I am trying to make some arms for a hall tree. The material is 5/4 walnut. I made a template for the pattern and attached it to the rough cut blank, but the template will not stay attached and it ruins the blank.

How can I attach my template to the walnut so that it will stay where I put it?

Any other hints you can offer will also be appreciated.


----------



## subroc (Jan 3, 2015)

How are you attaching it?


----------



## epicfail48 (Mar 27, 2014)

I usually use either carpet tape or hot glue. Either of the has always provided more than enough hold for me when template routing


----------



## Steve Neul (Sep 2, 2011)

Can you post a picture? It's difficult to see what you are up against with the exception there is a lot of stress routing with a template guide. Often it involves screwing the pattern to the part you wish to route.


----------



## TimPa (Jan 27, 2010)

using a template is done often with great results. some tips: cut away the waste, and leave about 1/16" for the router, attach the template firmly (we use screws and have to fill the holes), use a good sharp router bit (we use a 1/2" carbide spiral)


----------



## del schisler (Nov 5, 2009)

OldGuy1 said:


> I am trying to make some arms for a hall tree. The material is 5/4 walnut. I made a template for the pattern and attached it to the rough cut blank, but the template will not stay attached and it ruins the blank.
> 
> How can I attach my template to the walnut so that it will stay where I put it?
> 
> Any other hints you can offer will also be appreciated.


double face tape will hold that , i use it all the time not all tape are the same , i get mine from a cabinet supply place


----------



## OldGuy1 (Jul 26, 2015)

I have been using Scotch double faced tape, and it didn't have enough grip to hold the template to the walnut. It did fine on a test piece of pine, but not the walnut.

The pattern is attached to this post. The problem area, as you might expect, is the small end curve.


----------



## Kerrys (May 2, 2016)

If you are talking scotch double faced tape as in the clear tape used in crafting it is not strong enough. Use what others have suggested. Get a quality double sided carpet tape.


----------



## woodnthings (Jan 24, 2009)

*Some tapes are too sticky ...*

If the tape is too sticky you can break your workpiece gettin' it apart. Hot glue is also very aggressive. Small nails or tacks may work for certain woods where the grain will split out easily. You can remove them as you work you way around the pattern if they are in the way.


----------



## pweller (Mar 10, 2014)

I've used this stuff from Rockler, and it has worked well for holding templates (I know it's called 'turners tape' - but it works well for templates).

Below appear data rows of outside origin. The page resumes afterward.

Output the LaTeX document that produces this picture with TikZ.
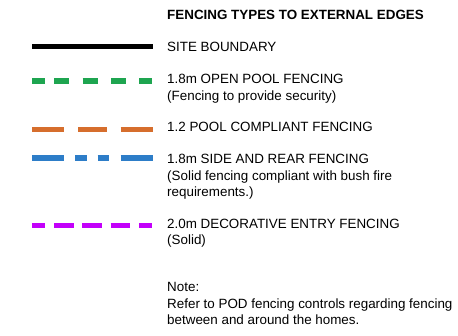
\documentclass[tikz,border=0pt]{standalone}
\usepackage{fontspec}
\setmainfont{Liberation Sans}
\definecolor{fgreen}{RGB}{30,165,80}
\definecolor{forange}{RGB}{214,110,45}
\definecolor{fblue}{RGB}{45,125,200}
\definecolor{fpurple}{RGB}{195,0,250}
\begin{document}
\begin{tikzpicture}[x=1pt,y=1pt,
  legendtext/.style={anchor=base west,inner sep=0pt,align=left,
    font=\fontsize{13.4}{16.3}\selectfont},
  fenceline/.style={line width=5.5pt,line cap=butt}]
\useasboundingbox (0,0) rectangle (458,336);

% heading
\node[legendtext,font=\fontsize{13.4}{16.3}\selectfont\bfseries] (title) at (167,336-19.5) {FENCING TYPES TO EXTERNAL EDGES};

% site boundary
\draw[fenceline,black] (32,336-46.5) -- (152.5,336-46.5);
\node[legendtext] (site) at (167,336-52) {SITE BOUNDARY};

% open pool fencing (multi-line nodes are placed by their last baseline)
\draw[fenceline,fgreen]
  (32,336-81) -- (45,336-81)
  (54.3,336-81) -- (69.3,336-81)
  (82.7,336-81) -- (97.7,336-81)
  (111,336-81) -- (126,336-81)
  (139.3,336-81) -- (152.3,336-81);
\node[legendtext] (pool) at (167,336-100.3) {1.8m OPEN POOL FENCING\\(Fencing to provide security)};

% pool compliant fencing
\draw[fenceline,forange]
  (32,336-129.5) -- (64,336-129.5)
  (78.3,336-129.5) -- (106.7,336-129.5)
  (120.7,336-129.5) -- (152.7,336-129.5);
\node[legendtext] (compliant) at (167,336-131.5) {1.2 POOL COMPLIANT FENCING};

% side and rear fencing
\draw[fenceline,fblue]
  (32,336-158) -- (64,336-158)
  (75,336-158) -- (86.7,336-158)
  (97.7,336-158) -- (109.3,336-158)
  (120.7,336-158) -- (152.7,336-158);
\node[legendtext] (side) at (167,336-196.6) {1.8m SIDE AND REAR FENCING\\(Solid fencing compliant with bush fire\\requirements.)};

% decorative entry fencing
\draw[fenceline,fpurple]
  (32,336-225.3) -- (45,336-225.3)
  (54.3,336-225.3) -- (74,336-225.3)
  (82.3,336-225.3) -- (102,336-225.3)
  (110.7,336-225.3) -- (130,336-225.3)
  (139.3,336-225.3) -- (152.3,336-225.3);
\node[legendtext] (entry) at (167,336-244.8) {2.0m DECORATIVE ENTRY FENCING\\(Solid)};

% note
\node[legendtext] (note) at (167,336-324.6) {Note:\\Refer to POD fencing controls regarding fencing\\between and around the homes.};
\end{tikzpicture}
\end{document}
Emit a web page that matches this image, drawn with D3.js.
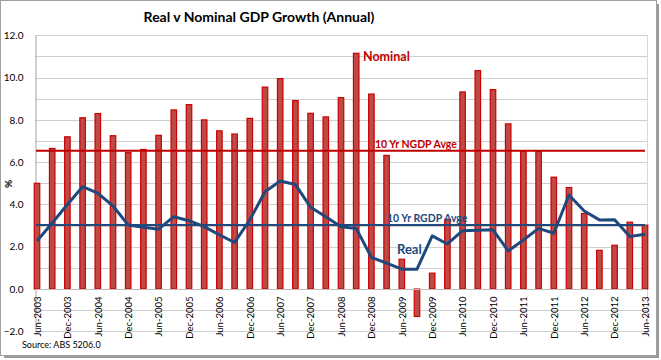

http://www.rockler.com/double-sided-turners-tape


I'd say there's a high probability that you're going to have problems with tear out on your piece. I tried to make similar parts with a template and router, and gave up (at least using straight bits). I ended up cutting it close on the bandsaw (actually using the template technique on the bandsaw), then sanding to the line using a Ridgid oscillating spindle sander.

It might be that a shorter straight bit would have worked (i.e. not cutting the full thickness in one pass), or a spiral/compression bit. I didn't try either one of them.


----------



## Jammer (Jul 15, 2009)

Clamp it and do half of it at once.


----------



## Steve Neul (Sep 2, 2011)

The underside of a chair arm doesn't show. If it were me I would screw the pattern to the arm and putty the two screw holes after you are done. The part still would have to be jig sawn very close to the finished size before attempting to route it. Where the end comes to a point it would be very prone to blow out.


----------



## OldGuy1 (Jul 26, 2015)

Thanks, to all of you. I will try your suggestions, and advise of results.


----------



## Terry Q (Jul 28, 2016)

I never have luck using double sided tape. I've ruined more then one project when the tape didn't hold. I also don't like removing the tape residue from the template and workpiece, it takes too long.
I now use a 21 gauge pin nailer and shoot between 2-4 pins depending on shape and size. In soft woods I can easily pull the pins out of the workpiece. Hardwoods don't give up the pin so easily and many break off. I just cut them as close as possible and sand the pin flush. Pins won't ruin a cutter if you were to hit a cut-off pin in a future operation. Nobody has ever noticed a pin in any of my finished projects.


Sent from my iPad using Tapatalk


----------



## FrankC (Aug 24, 2012)

Terry Q said:


> I never have luck using double sided tape. I've ruined more then one project when the tape didn't hold. I also don't like removing the tape residue from the template and workpiece, it takes too long.
> I now use a 21 gauge pin nailer and shoot between 2-4 pins depending on shape and size. In soft woods I can easily pull the pins out of the workpiece. Hardwoods don't give up the pin so easily and many break off. I just cut them as close as possible and sand the pin flush. Pins won't ruin a cutter if you were to hit a cut-off pin in a future operation. Nobody has ever noticed a pin in any of my finished projects.
> 
> 
> Sent from my iPad using Tapatalk


Say What? :smile3:


----------